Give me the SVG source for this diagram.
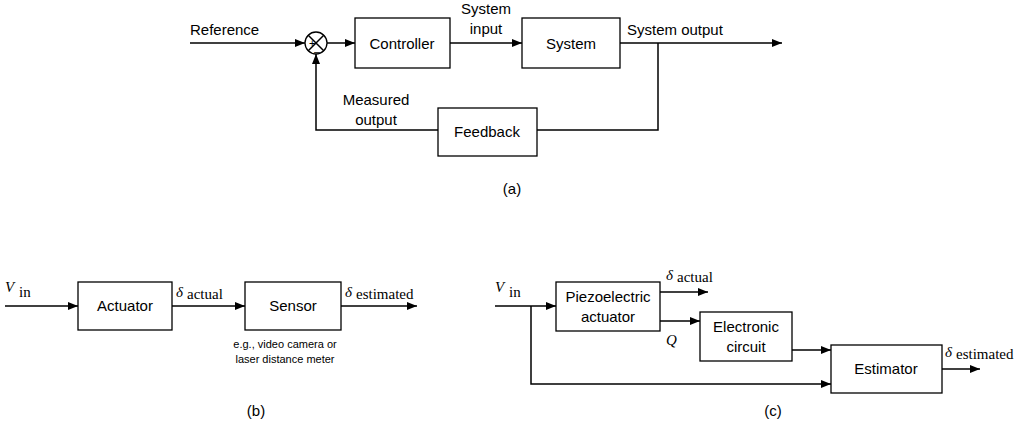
<svg xmlns="http://www.w3.org/2000/svg" width="1024" height="429" viewBox="0 0 1024 429">
<defs><marker id="ar" viewBox="0 0 10 8" refX="10" refY="4" markerWidth="10" markerHeight="8" markerUnits="userSpaceOnUse" orient="auto"><path d="M0,0L10,4L0,8Z" fill="#000"/></marker></defs>
<style>
.b{fill:#fff;stroke:#000;stroke-width:1.3}
.l{fill:none;stroke:#000;stroke-width:1.5}
.a{marker-end:url(#ar)}
text{font-family:"Liberation Sans",Arial,sans-serif;font-size:15px;fill:#000}
.c{text-anchor:middle}
.m{font-family:"Liberation Serif","Times New Roman",serif}
.s{font-size:11px}
</style>
<rect width="1024" height="429" fill="#fff"/>
<g id="connectors">
<path class="l a" d="M190,43H305"/>
<path class="l a" d="M327,43H355"/>
<path class="l a" d="M450,43H522"/>
<path class="l a" d="M620,43H782"/>
<path class="l" d="M658,43V130H537"/>
<path class="l a" d="M438,130H316V54"/>
<path class="l a" d="M5,306H78"/>
<path class="l a" d="M172,306H245"/>
<path class="l a" d="M341,306H417"/>
<path class="l a" d="M495,306H556"/>
<path class="l a" d="M660,292H708"/>
<path class="l a" d="M660,321H700"/>
<path class="l a" d="M792,350H831"/>
<path class="l a" d="M531,306V384H831"/>
<path class="l a" d="M942,369H980"/>
</g>
<g id="sum"><circle cx="316" cy="43" r="11" class="b"/><path class="l" d="M308,35L324,51M324,35L308,51" stroke-width="1"/><text x="309" y="47" class="s">+</text><text x="314" y="55" class="s">–</text></g>
<g id="controller"><rect x="355" y="18" width="95" height="50" class="b"/><text x="402" y="49" class="c">Controller</text></g>
<g id="system"><rect x="522" y="18" width="98" height="50" class="b"/><text x="571" y="49" class="c">System</text></g>
<g id="feedback"><rect x="438" y="108" width="99" height="48" class="b"/><text x="487" y="137" class="c">Feedback</text></g>
<text x="190" y="35">Reference</text>
<text x="486" y="14" class="c">System</text><text x="486" y="34" class="c">input</text>
<text x="627" y="35">System output</text>
<text x="376" y="105" class="c">Measured</text><text x="376" y="125" class="c">output</text>
<text x="512" y="194" class="c" font-size="19">(a)</text>
<g id="actuator"><rect x="78" y="282" width="94" height="48" class="b"/><text x="125" y="311" class="c">Actuator</text></g>
<g id="sensor"><rect x="245" y="282" width="96" height="48" class="b"/><text x="293" y="311" class="c">Sensor</text></g>
<text x="5" y="292" class="m" font-size="22" font-style="italic">V</text><text x="19" y="297" class="m" font-size="15">in</text>
<text x="176" y="297" class="m" font-size="22" font-style="italic">δ</text><text x="187" y="299" class="m" font-size="15">actual</text>
<text x="345" y="297" class="m" font-size="22" font-style="italic">δ</text><text x="356" y="299" class="m" font-size="15">estimated</text>
<text x="285" y="348" class="c s">e.g., video camera or</text><text x="285" y="363" class="c s">laser distance meter</text>
<text x="256" y="416" class="c" font-size="19">(b)</text>
<g id="piezo"><rect x="556" y="282" width="104" height="49" class="b"/><text x="608" y="302" class="c">Piezoelectric</text><text x="608" y="322" class="c">actuator</text></g>
<g id="electronic"><rect x="700" y="312" width="92" height="49" class="b"/><text x="746" y="332" class="c">Electronic</text><text x="746" y="352" class="c">circuit</text></g>
<g id="estimator"><rect x="831" y="345" width="111" height="48" class="b"/><text x="886" y="374" class="c">Estimator</text></g>
<text x="495" y="292" class="m" font-size="22" font-style="italic">V</text><text x="509" y="297" class="m" font-size="15">in</text>
<text x="666" y="280" class="m" font-size="22" font-style="italic">δ</text><text x="677" y="282" class="m" font-size="15">actual</text>
<text x="666" y="345" class="m" font-size="22" font-style="italic">Q</text>
<text x="945" y="357" class="m" font-size="22" font-style="italic">δ</text><text x="956" y="359" class="m" font-size="15">estimated</text>
<text x="773" y="416" class="c" font-size="19">(c)</text>
</svg>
════════════════
### SHORT TASK
Reproduce every line of the material precisely, omitting its pictures.

### OUTPUT OF THE TASK
Give me the SVG source for this diagram.
<svg xmlns="http://www.w3.org/2000/svg" width="1024" height="429" viewBox="0 0 1024 429">
<defs><marker id="ar" viewBox="0 0 10 8" refX="10" refY="4" markerWidth="10" markerHeight="8" markerUnits="userSpaceOnUse" orient="auto"><path d="M0,0L10,4L0,8Z" fill="#000"/></marker></defs>
<style>
.b{fill:#fff;stroke:#000;stroke-width:1.3}
.l{fill:none;stroke:#000;stroke-width:1.5}
.a{marker-end:url(#ar)}
text{font-family:"Liberation Sans",Arial,sans-serif;font-size:15px;fill:#000}
.c{text-anchor:middle}
.m{font-family:"Liberation Serif","Times New Roman",serif}
.s{font-size:11px}
</style>
<rect width="1024" height="429" fill="#fff"/>
<g id="connectors">
<path class="l a" d="M190,43H305"/>
<path class="l a" d="M327,43H355"/>
<path class="l a" d="M450,43H522"/>
<path class="l a" d="M620,43H782"/>
<path class="l" d="M658,43V130H537"/>
<path class="l a" d="M438,130H316V54"/>
<path class="l a" d="M5,306H78"/>
<path class="l a" d="M172,306H245"/>
<path class="l a" d="M341,306H417"/>
<path class="l a" d="M495,306H556"/>
<path class="l a" d="M660,292H708"/>
<path class="l a" d="M660,321H700"/>
<path class="l a" d="M792,350H831"/>
<path class="l a" d="M531,306V384H831"/>
<path class="l a" d="M942,369H980"/>
</g>
<g id="sum"><circle cx="316" cy="43" r="11" class="b"/><path class="l" d="M308,35L324,51M324,35L308,51" stroke-width="1"/><text x="309" y="47" class="s">+</text><text x="314" y="55" class="s">–</text></g>
<g id="controller"><rect x="355" y="18" width="95" height="50" class="b"/><text x="402" y="49" class="c">Controller</text></g>
<g id="system"><rect x="522" y="18" width="98" height="50" class="b"/><text x="571" y="49" class="c">System</text></g>
<g id="feedback"><rect x="438" y="108" width="99" height="48" class="b"/><text x="487" y="137" class="c">Feedback</text></g>
<text x="190" y="35">Reference</text>
<text x="486" y="14" class="c">System</text><text x="486" y="34" class="c">input</text>
<text x="627" y="35">System output</text>
<text x="376" y="105" class="c">Measured</text><text x="376" y="125" class="c">output</text>
<text x="512" y="194" class="c" font-size="19">(a)</text>
<g id="actuator"><rect x="78" y="282" width="94" height="48" class="b"/><text x="125" y="311" class="c">Actuator</text></g>
<g id="sensor"><rect x="245" y="282" width="96" height="48" class="b"/><text x="293" y="311" class="c">Sensor</text></g>
<text x="5" y="292" class="m" font-size="22" font-style="italic">V</text><text x="19" y="297" class="m" font-size="15">in</text>
<text x="176" y="297" class="m" font-size="22" font-style="italic">δ</text><text x="187" y="299" class="m" font-size="15">actual</text>
<text x="345" y="297" class="m" font-size="22" font-style="italic">δ</text><text x="356" y="299" class="m" font-size="15">estimated</text>
<text x="285" y="348" class="c s">e.g., video camera or</text><text x="285" y="363" class="c s">laser distance meter</text>
<text x="256" y="416" class="c" font-size="19">(b)</text>
<g id="piezo"><rect x="556" y="282" width="104" height="49" class="b"/><text x="608" y="302" class="c">Piezoelectric</text><text x="608" y="322" class="c">actuator</text></g>
<g id="electronic"><rect x="700" y="312" width="92" height="49" class="b"/><text x="746" y="332" class="c">Electronic</text><text x="746" y="352" class="c">circuit</text></g>
<g id="estimator"><rect x="831" y="345" width="111" height="48" class="b"/><text x="886" y="374" class="c">Estimator</text></g>
<text x="495" y="292" class="m" font-size="22" font-style="italic">V</text><text x="509" y="297" class="m" font-size="15">in</text>
<text x="666" y="280" class="m" font-size="22" font-style="italic">δ</text><text x="677" y="282" class="m" font-size="15">actual</text>
<text x="666" y="345" class="m" font-size="22" font-style="italic">Q</text>
<text x="945" y="357" class="m" font-size="22" font-style="italic">δ</text><text x="956" y="359" class="m" font-size="15">estimated</text>
<text x="773" y="416" class="c" font-size="19">(c)</text>
</svg>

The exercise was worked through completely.